Following the river instead of the road
The Quinta do Olival leisure park supplies picnic tables and a children’s pool, but the real corridor is the river itself. A narrow footpath threads the floodplain eastwards, screened by alders, ash and the occasional oleander. Kingfishers ratchet past; herons lift like grey umbrellas. On the lower terraces, small plots of dark alluvial soil still feed families—rows of kale, trellised tomatoes, pergola-trained vines dripping green-gold Loureiro grapes destined for the neighbouring Ponte de Lima sub-region. Higher up, eucalyptus and maritime pine take over, their resin sweetening the air after rain.

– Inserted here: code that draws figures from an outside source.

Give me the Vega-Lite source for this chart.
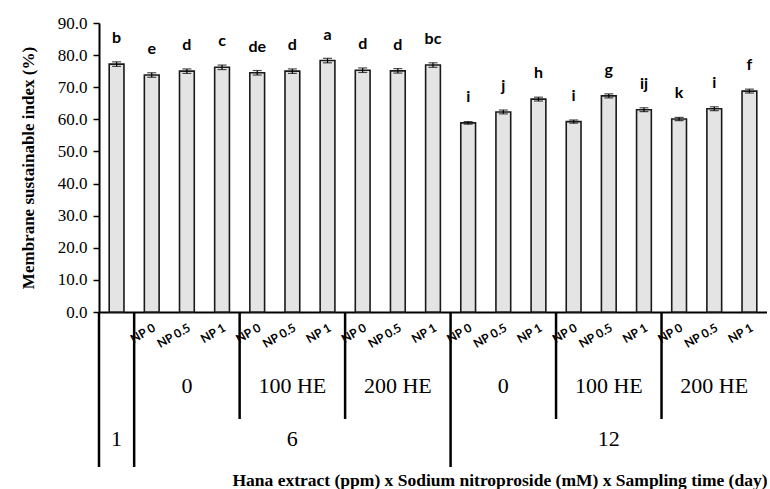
{
  "$schema": "https://vega.github.io/schema/vega-lite/v6.json",
  "padding": {"top": 14, "left": 19, "right": 0, "bottom": 0},
  "background": "white",
  "config": {"view": {"stroke": null}},
  "datasets": {
    "bars": [
      {"key": "1||", "mean": 77.2, "err": 0.7, "letter": "b"},
      {"key": "6|0|NP 0", "mean": 73.8, "err": 0.7, "letter": "e"},
      {"key": "6|0|NP 0.5", "mean": 75.0, "err": 0.7, "letter": "d"},
      {"key": "6|0|NP 1", "mean": 76.2, "err": 0.7, "letter": "c"},
      {"key": "6|100 HE|NP 0", "mean": 74.5, "err": 0.7, "letter": "de"},
      {"key": "6|100 HE|NP 0.5", "mean": 75.0, "err": 0.7, "letter": "d"},
      {"key": "6|100 HE|NP 1", "mean": 78.3, "err": 0.7, "letter": "a"},
      {"key": "6|200 HE|NP 0", "mean": 75.3, "err": 0.7, "letter": "d"},
      {"key": "6|200 HE|NP 0.5", "mean": 75.1, "err": 0.7, "letter": "d"},
      {"key": "6|200 HE|NP 1", "mean": 76.9, "err": 0.7, "letter": "bc"},
      {"key": "12|0|NP 0", "mean": 58.9, "err": 0.4, "letter": "i"},
      {"key": "12|0|NP 0.5", "mean": 62.3, "err": 0.6, "letter": "j"},
      {"key": "12|0|NP 1", "mean": 66.3, "err": 0.6, "letter": "h"},
      {"key": "12|100 HE|NP 0", "mean": 59.3, "err": 0.5, "letter": "i"},
      {"key": "12|100 HE|NP 0.5", "mean": 67.3, "err": 0.6, "letter": "g"},
      {"key": "12|100 HE|NP 1", "mean": 63.0, "err": 0.6, "letter": "ij"},
      {"key": "12|200 HE|NP 0", "mean": 60.1, "err": 0.5, "letter": "k"},
      {"key": "12|200 HE|NP 0.5", "mean": 63.3, "err": 0.6, "letter": "i"},
      {"key": "12|200 HE|NP 1", "mean": 68.8, "err": 0.6, "letter": "f"}
    ],
    "seps": [
      {"key": "1||", "kind": "long"},
      {"key": "6|0|NP 0", "kind": "long"},
      {"key": "6|100 HE|NP 0", "kind": "short"},
      {"key": "6|200 HE|NP 0", "kind": "short"},
      {"key": "12|0|NP 0", "kind": "long"},
      {"key": "12|100 HE|NP 0", "kind": "short"},
      {"key": "12|200 HE|NP 0", "kind": "short"}
    ],
    "he": [
      {"key": "6|0|NP 0.5", "label": "0"},
      {"key": "6|100 HE|NP 0.5", "label": "100 HE"},
      {"key": "6|200 HE|NP 0.5", "label": "200 HE"},
      {"key": "12|0|NP 0.5", "label": "0"},
      {"key": "12|100 HE|NP 0.5", "label": "100 HE"},
      {"key": "12|200 HE|NP 0.5", "label": "200 HE"}
    ],
    "days": [
      {"key": "1||", "label": "1"},
      {"key": "6|100 HE|NP 0.5", "label": "6"},
      {"key": "12|100 HE|NP 0.5", "label": "12"}
    ]
  },
  "vconcat": [
    {
      "width": 668,
      "height": 289,
      "data": {"name": "bars"},
      "encoding": {
        "x": {
          "field": "key", "type": "nominal",
          "scale": {"domain": ["1||","6|0|NP 0","6|0|NP 0.5","6|0|NP 1","6|100 HE|NP 0","6|100 HE|NP 0.5","6|100 HE|NP 1","6|200 HE|NP 0","6|200 HE|NP 0.5","6|200 HE|NP 1","12|0|NP 0","12|0|NP 0.5","12|0|NP 1","12|100 HE|NP 0","12|100 HE|NP 0.5","12|100 HE|NP 1","12|200 HE|NP 0","12|200 HE|NP 0.5","12|200 HE|NP 1"], "paddingInner": 0, "paddingOuter": 0},
          "axis": {
            "title": null,
            "labelExpr": "split(datum.value, '|')[2]",
            "labelAngle": -30,
            "labelFont": "Lato",
            "labelFontWeight": "bold",
            "labelFontSize": 12,
            "labelColor": "black",
            "labelPadding": 10,
            "ticks": false,
            "domainColor": "black",
            "domainWidth": 2
          }
        },
        "y": {
          "field": "mean", "type": "quantitative",
          "scale": {"domain": [0, 90]},
          "axis": {
            "title": "Membrane sustainable index (%)",
            "titleFont": "Liberation Serif",
            "titleFontSize": 17,
            "titleFontWeight": "bold",
            "titleColor": "black",
            "titlePadding": 20,
            "values": [0, 10, 20, 30, 40, 50, 60, 70, 80, 90],
            "format": ".1f",
            "labelFont": "Liberation Serif",
            "labelFontSize": 17,
            "labelColor": "black",
            "labelPadding": 6,
            "tickColor": "black",
            "tickSize": 6,
            "tickWidth": 1.5,
            "domainColor": "black",
            "domainWidth": 2,
            "grid": false
          }
        }
      },
      "layer": [
        {
          "mark": {"type": "bar", "fill": "#e4e4e4", "stroke": "#1a1a1a", "strokeWidth": 1.6, "width": {"band": 0.42}}
        },
        {
          "mark": {"type": "errorbar", "color": "black", "thickness": 1.2, "ticks": {"size": 9, "color": "black", "thickness": 1.2}},
          "encoding": {
            "yError": {"field": "err"}
          }
        },
        {
          "mark": {"type": "text", "font": "Lato", "fontWeight": "bold", "fontSize": 16, "baseline": "alphabetic", "dy": -21, "color": "black"},
          "encoding": {
            "text": {"field": "letter"}
          }
        }
      ]
    },
    {
      "width": 668,
      "height": 107,
      "layer": [
        {
          "data": {"name": "seps"},
          "mark": {"type": "rule", "color": "black", "strokeWidth": 2.5},
          "encoding": {
            "x": {"field": "key", "type": "nominal", "bandPosition": 0,
              "scale": {"domain": ["1||","6|0|NP 0","6|0|NP 0.5","6|0|NP 1","6|100 HE|NP 0","6|100 HE|NP 0.5","6|100 HE|NP 1","6|200 HE|NP 0","6|200 HE|NP 0.5","6|200 HE|NP 1","12|0|NP 0","12|0|NP 0.5","12|0|NP 1","12|100 HE|NP 0","12|100 HE|NP 0.5","12|100 HE|NP 1","12|200 HE|NP 0","12|200 HE|NP 0.5","12|200 HE|NP 1"], "paddingInner": 0, "paddingOuter": 0},
              "axis": null}
          }
        },
        {
          "data": {"name": "he"},
          "mark": {"type": "text", "font": "Liberation Serif", "fontSize": 22, "color": "black", "dy": 20},
          "encoding": {
            "x": {"field": "key", "type": "nominal",
              "scale": {"domain": ["1||","6|0|NP 0","6|0|NP 0.5","6|0|NP 1","6|100 HE|NP 0","6|100 HE|NP 0.5","6|100 HE|NP 1","6|200 HE|NP 0","6|200 HE|NP 0.5","6|200 HE|NP 1","12|0|NP 0","12|0|NP 0.5","12|0|NP 1","12|100 HE|NP 0","12|100 HE|NP 0.5","12|100 HE|NP 1","12|200 HE|NP 0","12|200 HE|NP 0.5","12|200 HE|NP 1"], "paddingInner": 0, "paddingOuter": 0},
              "axis": null},
            "text": {"field": "label"}
          }
        }
      ]
    },
    {
      "width": 668,
      "height": 48,
      "layer": [
        {
          "data": {"name": "seps"},
          "transform": [{"filter": "datum.kind === 'long'"}],
          "mark": {"type": "rule", "color": "black", "strokeWidth": 2.5},
          "encoding": {
            "x": {"field": "key", "type": "nominal", "bandPosition": 0,
              "scale": {"domain": ["1||","6|0|NP 0","6|0|NP 0.5","6|0|NP 1","6|100 HE|NP 0","6|100 HE|NP 0.5","6|100 HE|NP 1","6|200 HE|NP 0","6|200 HE|NP 0.5","6|200 HE|NP 1","12|0|NP 0","12|0|NP 0.5","12|0|NP 1","12|100 HE|NP 0","12|100 HE|NP 0.5","12|100 HE|NP 1","12|200 HE|NP 0","12|200 HE|NP 0.5","12|200 HE|NP 1"], "paddingInner": 0, "paddingOuter": 0},
              "axis": {
                "title": "Hana extract (ppm) x Sodium nitroproside (mM) x Sampling time (day)",
                "titleFont": "Liberation Serif",
                "titleFontSize": 17.5,
                "titleFontWeight": "bold",
                "titleColor": "black",
                "titleAnchor": "end",
                "titlePadding": 4,
                "labels": false,
                "ticks": false,
                "domain": false
              }
            }
          }
        },
        {
          "data": {"name": "days"},
          "mark": {"type": "text", "font": "Liberation Serif", "fontSize": 22, "color": "black", "dy": -4},
          "encoding": {
            "x": {"field": "key", "type": "nominal",
              "scale": {"domain": ["1||","6|0|NP 0","6|0|NP 0.5","6|0|NP 1","6|100 HE|NP 0","6|100 HE|NP 0.5","6|100 HE|NP 1","6|200 HE|NP 0","6|200 HE|NP 0.5","6|200 HE|NP 1","12|0|NP 0","12|0|NP 0.5","12|0|NP 1","12|100 HE|NP 0","12|100 HE|NP 0.5","12|100 HE|NP 1","12|200 HE|NP 0","12|200 HE|NP 0.5","12|200 HE|NP 1"], "paddingInner": 0, "paddingOuter": 0}},
            "text": {"field": "label"}
          }
        }
      ]
    }
  ],
  "spacing": 0,
  "bounds": "flush"
}
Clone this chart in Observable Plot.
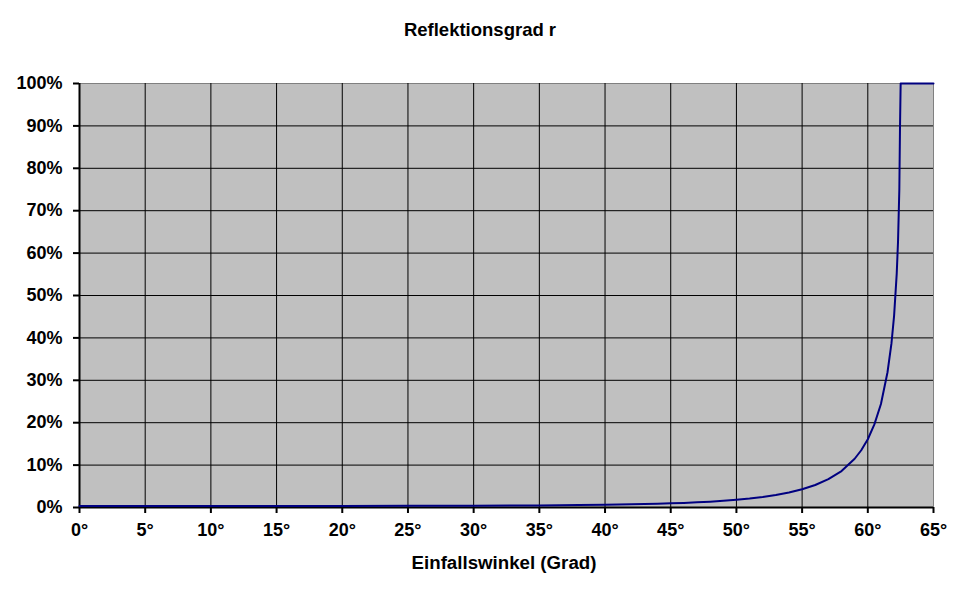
<!DOCTYPE html>
<html>
<head>
<meta charset="utf-8">
<script src="https://cdn.jsdelivr.net/npm/d3@7"></script>
<script src="https://cdn.jsdelivr.net/npm/@observablehq/plot@0.6"></script>
<style>
  html, body { margin: 0; padding: 0; background: #fff; }
  #chart svg { display: block; }
</style>
</head>
<body>
<div id="chart"></div>
<script>
// Incidence angle (degrees)
const angles = [0, 5, 10, 15, 20, 25, 30, 33, 35, 38, 40, 42, 44, 45, 46, 47, 48, 49, 50,
  51, 52, 53, 54, 55, 56, 57, 58, 59, 59.5, 60, 60.5, 61, 61.5, 61.8, 62, 62.2, 62.3,
  62.4, 62.45, 62.5, 65];
// Reflectance r (percent)
const reflectance = [0.36, 0.36, 0.36, 0.37, 0.37, 0.39, 0.42, 0.45, 0.49, 0.57, 0.64, 0.74,
  0.88, 0.98, 1.08, 1.22, 1.38, 1.58, 1.82, 2.1, 2.47, 2.95, 3.52, 4.3, 5.3, 6.7, 8.6,
  11.5, 13.5, 16.1, 19.6, 24.4, 31.9, 38.7, 45.2, 55.1, 62.7, 75.1, 89.6, 100, 100];
const xTicks = [0, 5, 10, 15, 20, 25, 30, 35, 40, 45, 50, 55, 60, 65];
const yTicks = [0, 10, 20, 30, 40, 50, 60, 70, 80, 90, 100];
const title = "Reflektionsgrad r";
const xLabel = "Einfallswinkel (Grad)";

const data = angles.map((a, i) => ({a, r: reflectance[i]}));

const chart = Plot.plot({
  width: 962,
  height: 595,
  marginLeft: 79,
  marginRight: 29,
  marginTop: 83,
  marginBottom: 88,
  style: {
    fontFamily: "'Liberation Sans', Arial, sans-serif",
    fontWeight: "bold",
    fontSize: "18px",
    background: "#fff",
    color: "#000"
  },
  x: {domain: [0, 65], label: null},
  y: {domain: [0, 100], label: null},
  marks: [
    Plot.frame({fill: "#C0C0C0", stroke: "#808080", strokeWidth: 1}),
    Plot.gridX(xTicks.filter(d => d > 0 && d < 65), {stroke: "#000", strokeOpacity: 1, strokeWidth: 1}),
    Plot.gridY(yTicks.filter(d => d > 0 && d < 100), {stroke: "#000", strokeOpacity: 1, strokeWidth: 1}),
    Plot.axisX({ticks: xTicks, tickFormat: d => d + "°", tickSize: 6, tickPadding: 10, strokeWidth: 2, label: null}),
    Plot.axisY({ticks: yTicks, tickFormat: d => d + "%", tickSize: 6, tickPadding: 11, strokeWidth: 2, label: null}),
    Plot.ruleX([0], {stroke: "#000", strokeWidth: 2}),
    Plot.ruleY([0], {stroke: "#000", strokeWidth: 2}),
    Plot.line(data, {x: "a", y: "r", stroke: "#000080", strokeWidth: 2}),
    Plot.text([title], {text: d => d, frameAnchor: "top", dx: -26.5, dy: -61, fontSize: 18.5, fontWeight: "bold"}),
    Plot.text([xLabel], {text: d => d, frameAnchor: "bottom", dx: -2.5, dy: 61, fontSize: 18.7, fontWeight: "bold"})
  ]
});
document.getElementById("chart").append(chart);
</script>
</body>
</html>
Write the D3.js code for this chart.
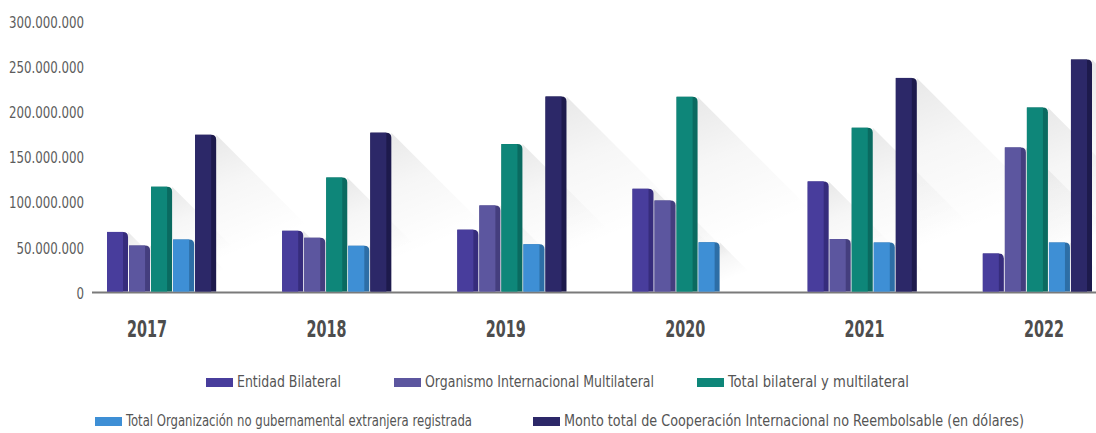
<!DOCTYPE html>
<html>
<head>
<meta charset="utf-8">
<script src="https://cdn.jsdelivr.net/npm/d3@7"></script>
<style>
  html, body { margin: 0; padding: 0; background: #ffffff; }
  svg { display: block; }
  .narrow { font-family: "Liberation Sans Narrow", "DejaVu Sans Condensed", "Arial Narrow", sans-serif; }
</style>
</head>
<body>
<svg id="chart" width="1096" height="433"></svg>
<script>
// Cooperación internacional no reembolsable, por año (USD)
const years = ["2017", "2018", "2019", "2020", "2021", "2022"];
const seriesNames = [
  "Entidad Bilateral",
  "Organismo Internacional Multilateral",
  "Total bilateral y multilateral",
  "Total Organización no gubernamental extranjera registrada",
  "Monto total de Cooperación Internacional no Reembolsable (en dólares)"
];
const entidadBilateral   = [67200000, 68400000, 69700000, 115000000, 123200000, 43200000];
const organismoMulti     = [52000000, 60700000, 96600000, 102000000, 59300000, 160900000];
const totalBilMulti      = [117300000, 127500000, 164600000, 217000000, 182700000, 205100000];
const totalONG           = [58700000, 51800000, 53500000, 55600000, 55400000, 55400000];
const montoTotal         = [174900000, 177300000, 217300000, null, 238000000, 258300000];
const yTicks = [0, 50000000, 100000000, 150000000, 200000000, 250000000, 300000000];

const seriesValues = [entidadBilateral, organismoMulti, totalBilMulti, totalONG, montoTotal];
const faceColors = ["#483d9c", "#5c569f", "#0e8679", "#3e8fd5", "#2c2868"];
const sideColors = ["#362c7c", "#443e7e", "#0a6a60", "#2d6ea6", "#1d1a4c"];

const svg = d3.select("#chart");

const y = d3.scaleLinear().domain([0, 300000000]).range([292.5, 22]);
const x0 = d3.scaleBand().domain(years).range([107, 1093]).paddingInner(0.371).paddingOuter(0);
const x1 = d3.scaleBand().domain(d3.range(seriesNames.length)).range([0, x0.bandwidth()]);
const xLabel = d3.scalePoint().domain(years).range([147, 1044]);

const locale = d3.formatLocale({ decimal: ",", thousands: ".", grouping: [3], currency: ["", ""] });
const fmt = locale.format(",d");

// squeeze a group of labels horizontally by a common factor so the widest
// sample string ends up at the given width (narrow lettering)
function squeeze(sel, sampleWidth, targetWidth) {
  const k = targetWidth / sampleWidth;
  sel.each(function () {
    const w = this.getComputedTextLength();
    d3.select(this).attr("textLength", w * k).attr("lengthAdjust", "spacingAndGlyphs");
  });
}

// gradient for the long diagonal shadows
const defs = svg.append("defs");
const grad = defs.append("linearGradient").attr("id", "shade")
  .attr("x1", 0).attr("y1", 0).attr("x2", 0.4).attr("y2", 1);
grad.append("stop").attr("offset", 0).attr("stop-color", "#000").attr("stop-opacity", 0.09);
grad.append("stop").attr("offset", 0.3).attr("stop-color", "#000").attr("stop-opacity", 0.035);
grad.append("stop").attr("offset", 0.7).attr("stop-color", "#000").attr("stop-opacity", 0);

// y axis labels (no axis line)
const yAxis = d3.axisLeft(y).tickValues(yTicks).tickFormat(fmt).tickSize(0).tickPadding(0);
const gy = svg.append("g").attr("transform", "translate(84,0)").call(yAxis);
gy.select(".domain").remove();
const yText = gy.selectAll("text")
  .attr("class", "narrow")
  .attr("font-size", 16)
  .attr("font-family", null)
  .attr("fill", "#5c5c5c")
  .attr("dy", "0.35em");
const topLabel = yText.filter(d => d === 300000000).node();
squeeze(yText, topLabel.getComputedTextLength(), 75);

// flatten data
const bars = [];
years.forEach((yr, i) => {
  seriesValues.forEach((vals, s) => {
    if (vals[i] != null) bars.push({ year: yr, s, value: vals[i] });
  });
});

const bw = x1.bandwidth() - 1;
const side = 5;

// shadows behind the bars
svg.append("g").selectAll("path").data(bars).join("path")
  .attr("d", d => {
    const x = x0(d.year) + x1(d.s) + bw;
    const top = y(d.value), base = y(0);
    const h = base - top;
    return `M${x},${top} L${x + h},${base} L${x},${base} Z`;
  })
  .attr("fill", "url(#shade)");

// baseline
svg.append("line")
  .attr("x1", 92).attr("x2", 1096)
  .attr("y1", y(0)).attr("y2", y(0))
  .attr("stroke", "#7a7a7a").attr("stroke-width", 2);

// bars: darker side with rounded top corner, then the front face
const gb = svg.append("g");
gb.selectAll("path.side").data(bars).join("path")
  .attr("class", "side")
  .attr("d", d => {
    const x = x0(d.year) + x1(d.s);
    const top = y(d.value), base = y(0) - 1;
    return `M${x},${base} L${x},${top} L${x + bw - 5},${top} Q${x + bw},${top} ${x + bw},${top + 5} L${x + bw},${base} Z`;
  })
  .attr("fill", d => sideColors[d.s]);
gb.selectAll("rect.face").data(bars).join("rect")
  .attr("class", "face")
  .attr("x", d => x0(d.year) + x1(d.s))
  .attr("y", d => y(d.value))
  .attr("width", bw - side)
  .attr("height", d => y(0) - 1 - y(d.value))
  .attr("fill", d => faceColors[d.s]);

// year labels
const yearText = svg.append("g").selectAll("text").data(years).join("text")
  .attr("class", "narrow")
  .attr("x", d => xLabel(d))
  .attr("y", 337)
  .attr("text-anchor", "middle")
  .attr("font-size", 23)
  .attr("font-weight", "bold")
  .attr("fill", "#4d4d4d")
  .text(d => d);
squeeze(yearText, yearText.node().getComputedTextLength(), 40);

// legend
const legendItems = [
  { s: 0, x: 206, y: 382, w: 104 },
  { s: 1, x: 394, y: 382, w: 229 },
  { s: 2, x: 697, y: 382, w: 181 },
  { s: 3, x: 95, y: 421, w: 346 },
  { s: 4, x: 533, y: 421, w: 460 }
];
const gl = svg.append("g");
const li = gl.selectAll("g").data(legendItems).join("g")
  .attr("transform", d => `translate(${d.x},${d.y})`);
li.append("rect")
  .attr("x", 0).attr("y", -4).attr("width", 27).attr("height", 9)
  .attr("fill", d => faceColors[d.s]);
li.append("text")
  .attr("class", "narrow")
  .attr("x", 31).attr("y", 0).attr("dy", "0.35em")
  .attr("font-size", 15)
  .attr("fill", "#555")
  .attr("textLength", d => d.w)
  .attr("lengthAdjust", "spacingAndGlyphs")
  .text(d => seriesNames[d.s]);
</script>
</body>
</html>
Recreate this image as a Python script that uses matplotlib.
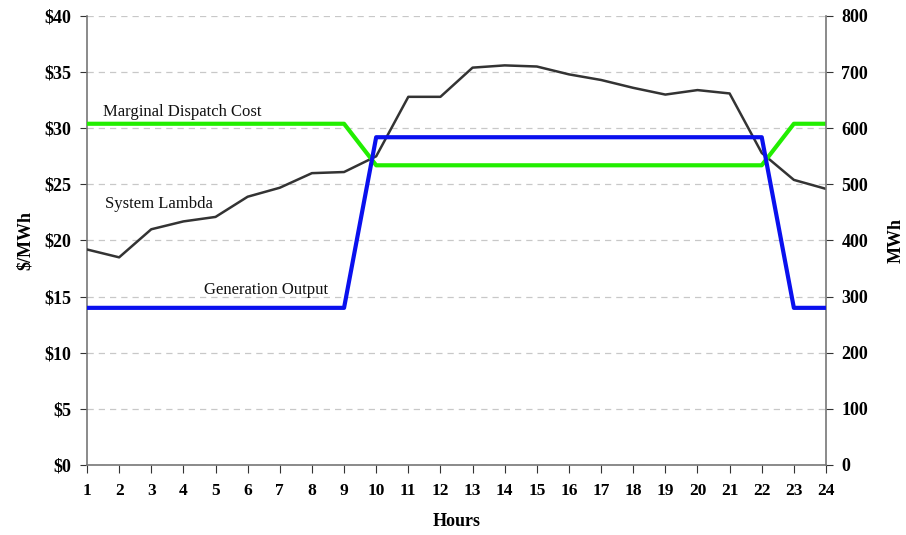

Accommodation is deliberately scarce. The two licensed dwellings—Casa do Rio and Quinta da Veiga—offer what the Algarve cannot: a bedroom that opens onto someone’s vegetable patch, silence broken only by the Vizela’s riffle and the church bell striking the hour you had forgotten existed.
Stone remembered in echo
The image that lingers is dawn on Ponte de Negrelos. Mist lifts off the water in slow coils, granite arches hover like a half-remembered dream, and your footfall reverberates as though the bridge were hollow, storing every crossing since the Pax Romana. The stone is cool, the colour of pre-dawn cloud, and the sound it returns—hollow, metronomic, solitary—feels older than the landscape itself. You leave Vila Nova do Campo carrying not panoramas or souvenirs, but that acoustics: the audible layer of 2,000 years, handed back to you by a river that refuses to hurry.